* [Problem to work on]
Would you transcribe the listing that follows, character for character, and omit its images?

* [Data shown]
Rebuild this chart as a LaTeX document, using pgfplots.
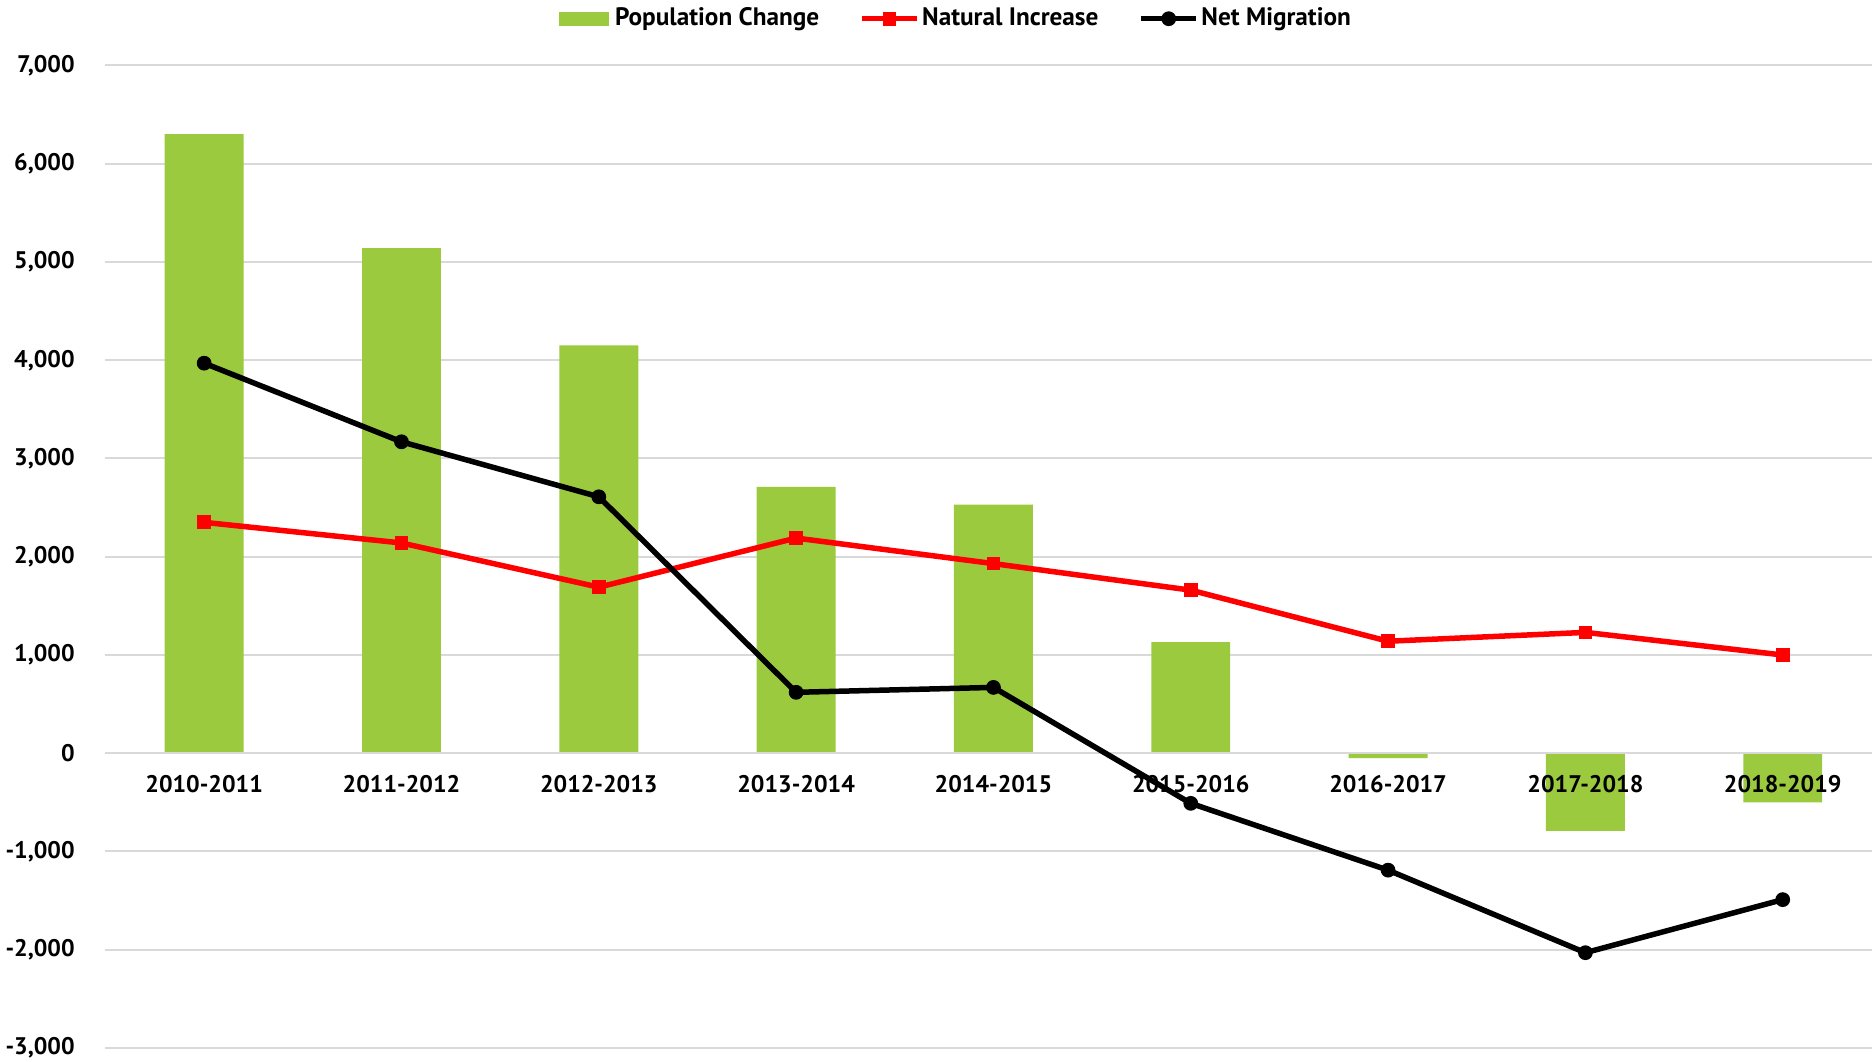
\documentclass[border=0pt]{standalone}
\usepackage{fontspec}
\setmainfont{PT Sans}
\usepackage{pgfplots}
\pgfplotsset{compat=1.18}
\definecolor{popgreen}{HTML}{9BCA3E}
\definecolor{gridgray}{HTML}{D9D9D9}
\newcommand{\lblfont}{\bfseries\fontsize{9.6}{11}\selectfont}
\newcommand{\legfont}{\bfseries\fontsize{10.1}{12}\selectfont}
\pgfplotsset{
  marked line legend/.style={
    legend image code/.code={\draw[##1, mark indices={2}] plot coordinates {(0pt,0pt) (11pt,0pt) (22pt,0pt)};}
  },
  green box legend/.style={
    legend image code/.code={\fill[popgreen] (0pt,-2.85pt) rectangle (20pt,2.85pt); \path (0pt,0pt) -- (21.6pt,0pt);}
  },
}
\begin{document}
\begin{tikzpicture}
\begin{axis}[
  set layers,
  scale only axis,
  width=706.4pt,
  height=393pt,
  xmin=-0.5, xmax=8.45,
  ymin=-3000, ymax=7000,
  ytick={-3000,-2000,...,7000},
  xtick=data,
  xticklabels={2010-2011,2011-2012,2012-2013,2013-2014,2014-2015,2015-2016,2016-2017,2017-2018,2018-2019},
  axis x line=middle,
  axis y line=left,
  hide obscured x ticks=false,
  hide obscured y ticks=false,
  x axis line style={draw=gridgray, line width=0.8pt, -},
  y axis line style={draw=none},
  major tick length=0pt,
  ymajorgrids=true,
  grid style={gridgray, line width=0.8pt},
  tick label style={font=\lblfont},
  xticklabel style={anchor=center, yshift=-12.4pt},
  yticklabel style={anchor=east, xshift=-8.8pt},
  /pgf/number format/assume math mode=true,
  /pgf/number format/1000 sep={,},
  legend columns=3,
  legend style={
    at={(0.4816,1)}, anchor=center, yshift=18.7pt,
    draw=none, fill=none, font=\legfont,
    nodes={inner xsep=1pt},
    /tikz/every even column/.append style={column sep=15pt},
  },
  legend cell align=left,
]
\addplot[on layer=axis ticks, ybar, bar width=0.4, fill=popgreen, draw=none, green box legend]
  coordinates {(0,6300) (1,5140) (2,4150) (3,2710) (4,2530) (5,1130) (6,-50) (7,-790) (8,-500)};
\addlegendentry{Population Change}
\addplot[red, line width=2.2pt, mark=square*, mark size=2.5pt, mark options={line width=0.5pt}, marked line legend]
  coordinates {(0,2350) (1,2140) (2,1690) (3,2190) (4,1930) (5,1660) (6,1140) (7,1230) (8,1000)};
\addlegendentry{Natural Increase}
\addplot[black, line width=2.2pt, mark=*, mark size=2.7pt, mark options={line width=0.5pt}, marked line legend]
  coordinates {(0,3970) (1,3170) (2,2610) (3,620) (4,670) (5,-510) (6,-1190) (7,-2030) (8,-1490)};
\addlegendentry{Net Migration}
\end{axis}
\pgfresetboundingbox
\path[use as bounding box] (-42.2pt,-5.6pt) rectangle (706.6pt,419.2pt);
\end{tikzpicture}
\end{document}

* [Exercise output]
Rebuild this chart as a LaTeX document, using pgfplots.
\documentclass[border=0pt]{standalone}
\usepackage{fontspec}
\setmainfont{PT Sans}
\usepackage{pgfplots}
\pgfplotsset{compat=1.18}
\definecolor{popgreen}{HTML}{9BCA3E}
\definecolor{gridgray}{HTML}{D9D9D9}
\newcommand{\lblfont}{\bfseries\fontsize{9.6}{11}\selectfont}
\newcommand{\legfont}{\bfseries\fontsize{10.1}{12}\selectfont}
\pgfplotsset{
  marked line legend/.style={
    legend image code/.code={\draw[##1, mark indices={2}] plot coordinates {(0pt,0pt) (11pt,0pt) (22pt,0pt)};}
  },
  green box legend/.style={
    legend image code/.code={\fill[popgreen] (0pt,-2.85pt) rectangle (20pt,2.85pt); \path (0pt,0pt) -- (21.6pt,0pt);}
  },
}
\begin{document}
\begin{tikzpicture}
\begin{axis}[
  set layers,
  scale only axis,
  width=706.4pt,
  height=393pt,
  xmin=-0.5, xmax=8.45,
  ymin=-3000, ymax=7000,
  ytick={-3000,-2000,...,7000},
  xtick=data,
  xticklabels={2010-2011,2011-2012,2012-2013,2013-2014,2014-2015,2015-2016,2016-2017,2017-2018,2018-2019},
  axis x line=middle,
  axis y line=left,
  hide obscured x ticks=false,
  hide obscured y ticks=false,
  x axis line style={draw=gridgray, line width=0.8pt, -},
  y axis line style={draw=none},
  major tick length=0pt,
  ymajorgrids=true,
  grid style={gridgray, line width=0.8pt},
  tick label style={font=\lblfont},
  xticklabel style={anchor=center, yshift=-12.4pt},
  yticklabel style={anchor=east, xshift=-8.8pt},
  /pgf/number format/assume math mode=true,
  /pgf/number format/1000 sep={,},
  legend columns=3,
  legend style={
    at={(0.4816,1)}, anchor=center, yshift=18.7pt,
    draw=none, fill=none, font=\legfont,
    nodes={inner xsep=1pt},
    /tikz/every even column/.append style={column sep=15pt},
  },
  legend cell align=left,
]
\addplot[on layer=axis ticks, ybar, bar width=0.4, fill=popgreen, draw=none, green box legend]
  coordinates {(0,6300) (1,5140) (2,4150) (3,2710) (4,2530) (5,1130) (6,-50) (7,-790) (8,-500)};
\addlegendentry{Population Change}
\addplot[red, line width=2.2pt, mark=square*, mark size=2.5pt, mark options={line width=0.5pt}, marked line legend]
  coordinates {(0,2350) (1,2140) (2,1690) (3,2190) (4,1930) (5,1660) (6,1140) (7,1230) (8,1000)};
\addlegendentry{Natural Increase}
\addplot[black, line width=2.2pt, mark=*, mark size=2.7pt, mark options={line width=0.5pt}, marked line legend]
  coordinates {(0,3970) (1,3170) (2,2610) (3,620) (4,670) (5,-510) (6,-1190) (7,-2030) (8,-1490)};
\addlegendentry{Net Migration}
\end{axis}
\pgfresetboundingbox
\path[use as bounding box] (-42.2pt,-5.6pt) rectangle (706.6pt,419.2pt);
\end{tikzpicture}
\end{document}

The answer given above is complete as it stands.